→ **Set problem**
Write out the material below again, unchanged.
- - - -
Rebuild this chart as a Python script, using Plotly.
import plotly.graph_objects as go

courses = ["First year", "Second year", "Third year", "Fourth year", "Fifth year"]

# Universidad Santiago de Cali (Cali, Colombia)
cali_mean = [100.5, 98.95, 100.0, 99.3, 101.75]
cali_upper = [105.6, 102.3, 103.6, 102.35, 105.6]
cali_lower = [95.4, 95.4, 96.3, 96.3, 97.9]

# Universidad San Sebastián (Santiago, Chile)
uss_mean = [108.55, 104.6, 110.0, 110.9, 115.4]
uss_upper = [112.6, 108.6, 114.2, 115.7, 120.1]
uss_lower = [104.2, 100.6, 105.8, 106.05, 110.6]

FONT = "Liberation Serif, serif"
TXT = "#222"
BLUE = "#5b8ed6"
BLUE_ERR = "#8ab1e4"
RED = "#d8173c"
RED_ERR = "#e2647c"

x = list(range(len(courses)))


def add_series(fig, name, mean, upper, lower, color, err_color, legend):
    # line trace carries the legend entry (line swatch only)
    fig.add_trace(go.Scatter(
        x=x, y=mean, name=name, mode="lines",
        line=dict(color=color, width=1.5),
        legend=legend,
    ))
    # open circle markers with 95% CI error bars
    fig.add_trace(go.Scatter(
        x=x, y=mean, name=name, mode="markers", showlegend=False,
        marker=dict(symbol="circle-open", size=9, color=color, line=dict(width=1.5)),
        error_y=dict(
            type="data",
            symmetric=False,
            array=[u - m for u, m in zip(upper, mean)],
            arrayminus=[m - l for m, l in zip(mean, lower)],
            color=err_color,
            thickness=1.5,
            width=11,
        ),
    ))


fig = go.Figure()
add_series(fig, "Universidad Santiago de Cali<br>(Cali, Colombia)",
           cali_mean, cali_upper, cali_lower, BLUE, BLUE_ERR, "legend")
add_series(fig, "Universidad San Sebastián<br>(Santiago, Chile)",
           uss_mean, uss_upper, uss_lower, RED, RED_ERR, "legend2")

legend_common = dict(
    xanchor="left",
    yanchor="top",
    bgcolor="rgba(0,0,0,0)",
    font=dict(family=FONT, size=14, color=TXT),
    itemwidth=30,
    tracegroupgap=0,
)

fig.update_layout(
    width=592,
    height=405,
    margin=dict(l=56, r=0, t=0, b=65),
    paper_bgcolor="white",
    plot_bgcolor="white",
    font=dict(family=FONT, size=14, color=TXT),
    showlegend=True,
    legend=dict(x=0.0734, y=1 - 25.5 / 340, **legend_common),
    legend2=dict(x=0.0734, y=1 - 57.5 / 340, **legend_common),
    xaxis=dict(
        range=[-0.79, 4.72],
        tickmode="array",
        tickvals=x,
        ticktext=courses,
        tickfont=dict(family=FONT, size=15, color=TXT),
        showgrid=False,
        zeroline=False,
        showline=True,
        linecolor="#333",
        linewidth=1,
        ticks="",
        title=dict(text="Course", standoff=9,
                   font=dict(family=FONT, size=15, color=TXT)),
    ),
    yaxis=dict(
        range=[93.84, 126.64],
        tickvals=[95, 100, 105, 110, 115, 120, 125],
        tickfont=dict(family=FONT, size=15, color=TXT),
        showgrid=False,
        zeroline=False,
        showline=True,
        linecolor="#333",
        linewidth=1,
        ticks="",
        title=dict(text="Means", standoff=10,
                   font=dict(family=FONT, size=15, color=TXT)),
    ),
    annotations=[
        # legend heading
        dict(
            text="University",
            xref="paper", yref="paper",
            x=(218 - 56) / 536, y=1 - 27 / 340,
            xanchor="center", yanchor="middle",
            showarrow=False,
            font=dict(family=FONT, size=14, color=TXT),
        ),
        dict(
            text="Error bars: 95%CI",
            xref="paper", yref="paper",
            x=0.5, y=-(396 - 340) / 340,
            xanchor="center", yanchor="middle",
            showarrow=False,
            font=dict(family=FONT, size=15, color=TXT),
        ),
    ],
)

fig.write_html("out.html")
- - - -
→ **The result**
Rebuild this chart as a Python script, using Plotly.
import plotly.graph_objects as go

courses = ["First year", "Second year", "Third year", "Fourth year", "Fifth year"]

# Universidad Santiago de Cali (Cali, Colombia)
cali_mean = [100.5, 98.95, 100.0, 99.3, 101.75]
cali_upper = [105.6, 102.3, 103.6, 102.35, 105.6]
cali_lower = [95.4, 95.4, 96.3, 96.3, 97.9]

# Universidad San Sebastián (Santiago, Chile)
uss_mean = [108.55, 104.6, 110.0, 110.9, 115.4]
uss_upper = [112.6, 108.6, 114.2, 115.7, 120.1]
uss_lower = [104.2, 100.6, 105.8, 106.05, 110.6]

FONT = "Liberation Serif, serif"
TXT = "#222"
BLUE = "#5b8ed6"
BLUE_ERR = "#8ab1e4"
RED = "#d8173c"
RED_ERR = "#e2647c"

x = list(range(len(courses)))


def add_series(fig, name, mean, upper, lower, color, err_color, legend):
    # line trace carries the legend entry (line swatch only)
    fig.add_trace(go.Scatter(
        x=x, y=mean, name=name, mode="lines",
        line=dict(color=color, width=1.5),
        legend=legend,
    ))
    # open circle markers with 95% CI error bars
    fig.add_trace(go.Scatter(
        x=x, y=mean, name=name, mode="markers", showlegend=False,
        marker=dict(symbol="circle-open", size=9, color=color, line=dict(width=1.5)),
        error_y=dict(
            type="data",
            symmetric=False,
            array=[u - m for u, m in zip(upper, mean)],
            arrayminus=[m - l for m, l in zip(mean, lower)],
            color=err_color,
            thickness=1.5,
            width=11,
        ),
    ))


fig = go.Figure()
add_series(fig, "Universidad Santiago de Cali<br>(Cali, Colombia)",
           cali_mean, cali_upper, cali_lower, BLUE, BLUE_ERR, "legend")
add_series(fig, "Universidad San Sebastián<br>(Santiago, Chile)",
           uss_mean, uss_upper, uss_lower, RED, RED_ERR, "legend2")

legend_common = dict(
    xanchor="left",
    yanchor="top",
    bgcolor="rgba(0,0,0,0)",
    font=dict(family=FONT, size=14, color=TXT),
    itemwidth=30,
    tracegroupgap=0,
)

fig.update_layout(
    width=592,
    height=405,
    margin=dict(l=56, r=0, t=0, b=65),
    paper_bgcolor="white",
    plot_bgcolor="white",
    font=dict(family=FONT, size=14, color=TXT),
    showlegend=True,
    legend=dict(x=0.0734, y=1 - 25.5 / 340, **legend_common),
    legend2=dict(x=0.0734, y=1 - 57.5 / 340, **legend_common),
    xaxis=dict(
        range=[-0.79, 4.72],
        tickmode="array",
        tickvals=x,
        ticktext=courses,
        tickfont=dict(family=FONT, size=15, color=TXT),
        showgrid=False,
        zeroline=False,
        showline=True,
        linecolor="#333",
        linewidth=1,
        ticks="",
        title=dict(text="Course", standoff=9,
                   font=dict(family=FONT, size=15, color=TXT)),
    ),
    yaxis=dict(
        range=[93.84, 126.64],
        tickvals=[95, 100, 105, 110, 115, 120, 125],
        tickfont=dict(family=FONT, size=15, color=TXT),
        showgrid=False,
        zeroline=False,
        showline=True,
        linecolor="#333",
        linewidth=1,
        ticks="",
        title=dict(text="Means", standoff=10,
                   font=dict(family=FONT, size=15, color=TXT)),
    ),
    annotations=[
        # legend heading
        dict(
            text="University",
            xref="paper", yref="paper",
            x=(218 - 56) / 536, y=1 - 27 / 340,
            xanchor="center", yanchor="middle",
            showarrow=False,
            font=dict(family=FONT, size=14, color=TXT),
        ),
        dict(
            text="Error bars: 95%CI",
            xref="paper", yref="paper",
            x=0.5, y=-(396 - 340) / 340,
            xanchor="center", yanchor="middle",
            showarrow=False,
            font=dict(family=FONT, size=15, color=TXT),
        ),
    ],
)

fig.write_html("out.html")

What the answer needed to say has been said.